PARKLAND, Fla. – A lawyer who recently moved into his new home in a Parkland gated community says he was racially profiled while out for a late-night jog — and he posted about the interaction on social media.
“It was a very unpleasant feeling,” says Josiah Graham, who is Black.
The 31-year-old lawyer and his fiancé just moved into their home in the Parkland Golf and Country Club community in August.
About a week ago, Graham was out for a late jog.
“As I’m running, I see this guy make a U-turn,” Graham recalls.
In a video he shot on his phone as a security SUV approached, Graham says: “This dude is still following me. I can’t even go on my late-night runs — what I do every single night.”
Graham posted the video on Instagram with the caption: “It be your own people” — facepalm emojis included.
The guard who stopped him, he says, was also Black.
“It’s a weird feeling to think that someone assumes you don’t belong,” Graham says. “People who have — who suffer from preconceived notions, or certain biases and prejudices — that’s not unique to the white community.
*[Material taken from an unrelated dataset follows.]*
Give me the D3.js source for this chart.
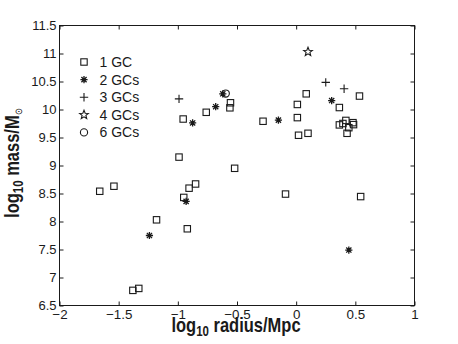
<!DOCTYPE html>
<html><head><meta charset="utf-8">
<script src="https://cdn.jsdelivr.net/npm/d3@7"></script>
<style>
html,body{margin:0;padding:0;background:#fff;}
svg{display:block;font-family:"Liberation Sans",Arial,Helvetica,sans-serif;}
</style></head>
<body><svg id="chart" width="458" height="344"></svg>
<script>
// ---- data ----
const xTicks = [-2, -1.5, -1, -0.5, 0, 0.5, 1];
const yTicks = [6.5, 7, 7.5, 8, 8.5, 9, 9.5, 10, 10.5, 11, 11.5];
const legendLabels = ["1 GC", "2 GCs", "3 GCs", "4 GCs", "6 GCs"];

const gc1X = [-1.66,-1.54,-1.18,-1.38,-1.33,-0.95,-0.905,-0.85,-0.92,-0.99,-0.955,-0.76,-0.555,-0.56,-0.52,-0.28,-0.09,0.01,0.01,0.02,0.085,0.10,0.365,0.535,0.365,0.395,0.42,0.445,0.48,0.485,0.43,0.545];
const gc1Y = [8.54,8.63,8.03,6.77,6.805,8.43,8.595,8.67,7.87,9.15,9.83,9.95,10.12,10.03,8.95,9.79,8.49,10.09,9.855,9.54,10.28,9.575,10.035,10.24,9.725,9.75,9.805,9.675,9.765,9.73,9.575,8.445];
const gc2X = [-1.24,-0.93,-0.875,-0.68,-0.62,-0.15,0.30,0.445];
const gc2Y = [7.75,8.36,9.76,10.05,10.28,9.81,10.16,7.49];
const gc3X = [-0.99,0.25,0.405];
const gc3Y = [10.19,10.485,10.37];
const gc4X = [0.10];
const gc4Y = [11.03];
const gc6X = [-0.595];
const gc6Y = [10.285];

// ---- layout ----
const svg = d3.select("#chart");
const L = 59.5, R = 414.5, T = 25.5, B = 305.5;
const x = d3.scaleLinear().domain([-2, 1]).range([L, R]);
const y = d3.scaleLinear().domain([6.5, 11.5]).range([B, T]);
const fmt = d => (d < 0 ? "\u2212" : "") + Math.abs(d);
const ink = "#1a1a1a";

// frame
svg.append("rect").attr("x", L).attr("y", T).attr("width", R - L).attr("height", B - T)
  .attr("fill", "none").attr("stroke", ink).attr("stroke-width", 1);

// axes with inward ticks
const tl = 4;
const gx = svg.append("g").attr("transform", `translate(0,${B})`)
  .call(d3.axisBottom(x).tickValues(xTicks).tickSize(-tl).tickPadding(4.5).tickFormat(fmt));
const gxt = svg.append("g").attr("transform", `translate(0,${T})`)
  .call(d3.axisTop(x).tickValues(xTicks).tickSize(-tl).tickFormat(""));
const gy = svg.append("g").attr("transform", `translate(${L},0)`)
  .call(d3.axisLeft(y).tickValues(yTicks).tickSize(-tl).tickPadding(3).tickFormat(fmt));
const gyr = svg.append("g").attr("transform", `translate(${R},0)`)
  .call(d3.axisRight(y).tickValues(yTicks).tickSize(-tl).tickFormat(""));
[gx, gxt, gy, gyr].forEach(g => {
  g.select(".domain").remove();
  g.selectAll("line").attr("stroke", ink);
  g.selectAll("text").attr("fill", ink).style("font-size", "13px")
    .style("font-family", '"Liberation Sans",Arial,sans-serif');
});
gx.selectAll("text").attr("transform", "scale(1.03,1)");

// axis titles
const xt = svg.append("text").attr("transform", `translate(236,331.5) scale(1,1.22)`)
  .attr("text-anchor", "middle").attr("font-weight", "bold").attr("font-size", 16.5).attr("fill", ink);
xt.append("tspan").text("log");
xt.append("tspan").attr("font-size", 11.5).attr("dy", 4).text("10");
xt.append("tspan").attr("dy", -4).text(" radius/Mpc");

const yt = svg.append("text").attr("transform", `translate(18.5,163) scale(1.2,1) rotate(-90)`)
  .attr("text-anchor", "middle").attr("font-weight", "bold").attr("font-size", 16.5).attr("fill", ink);
yt.append("tspan").text("log");
yt.append("tspan").attr("font-size", 11.5).attr("dy", 4).text("10");
yt.append("tspan").attr("dy", -4).text(" mass/M");
yt.append("tspan").attr("font-size", 8).attr("font-weight", "normal").attr("dy", 3).text("\u2299");

// ---- marker drawers ----
function square(g) {
  g.append("rect").attr("x", -3.2).attr("y", -3.2).attr("width", 6.4).attr("height", 6.4)
    .attr("fill", "none").attr("stroke", ink).attr("stroke-width", 1.1);
}
function asterisk(g) {
  const r = 3.6, d = r * 0.72;
  g.append("path").attr("d", `M${-r},0L${r},0M0,${-r}L0,${r}M${-d},${-d}L${d},${d}M${-d},${d}L${d},${-d}`)
    .attr("stroke", ink).attr("stroke-width", 1.3).attr("fill", "none");
  g.append("circle").attr("r", 1.6).attr("fill", ink);
}
function plus(g) {
  const r = 4.2;
  g.append("path").attr("d", `M${-r},0L${r},0M0,${-r}L0,${r}`)
    .attr("stroke", ink).attr("stroke-width", 1.1).attr("fill", "none");
}
function star(g) {
  const pts = [];
  for (let i = 0; i < 10; i++) {
    const a = -Math.PI / 2 + i * Math.PI / 5, rr = i % 2 ? 2.0 : 4.6;
    pts.push([rr * Math.cos(a), rr * Math.sin(a)]);
  }
  g.append("path").attr("d", "M" + pts.join("L") + "Z")
    .attr("fill", "none").attr("stroke", ink).attr("stroke-width", 1.1);
}
function circ(g) {
  g.append("circle").attr("r", 3.6).attr("fill", "none").attr("stroke", ink).attr("stroke-width", 1.1);
}

const series = [
  { xs: gc1X, ys: gc1Y, draw: square },
  { xs: gc2X, ys: gc2Y, draw: asterisk },
  { xs: gc3X, ys: gc3Y, draw: plus },
  { xs: gc4X, ys: gc4Y, draw: star },
  { xs: gc6X, ys: gc6Y, draw: circ }
];

series.forEach(s => {
  s.xs.forEach((xv, i) => {
    const g = svg.append("g").attr("transform", `translate(${x(xv)},${y(s.ys[i])})`);
    s.draw(g);
  });
});

// legend
legendLabels.forEach((lab, i) => {
  const cy = 62 + i * 17.6;
  const g = svg.append("g").attr("transform", `translate(84,${cy})`);
  series[i].draw(g);
  svg.append("text").attr("x", 99.5).attr("y", cy).attr("dy", "0.36em")
    .attr("font-size", 14).attr("fill", ink).text(lab);
});
</script></body></html>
Sometimes, the black community subscribes to those same notions.”
The guard was driving an Allied Universal SUV.
Allied employs more than 200,000 people and does security for more than 50,000 sites.
Being the lawyer he is, Graham had a letter drafted to the company “wanting to know what actions, if any, would be taken regarding the incident.”
He also asks about bias training at the company, to prevent “any further untoward interactions.”
Local 10 News has reached out to Allied Universal and has not heard back.
“I get the importance of having someone who does their job the right way,” Graham says. “However, that should not mean that other people are targeted, or approached or stopped unnecessarily based on how they look.”
Graham said this interaction doesn’t tarnish the way he feels about the community he moved into, but he said it does encourage him to get involved with the homeowner’s association.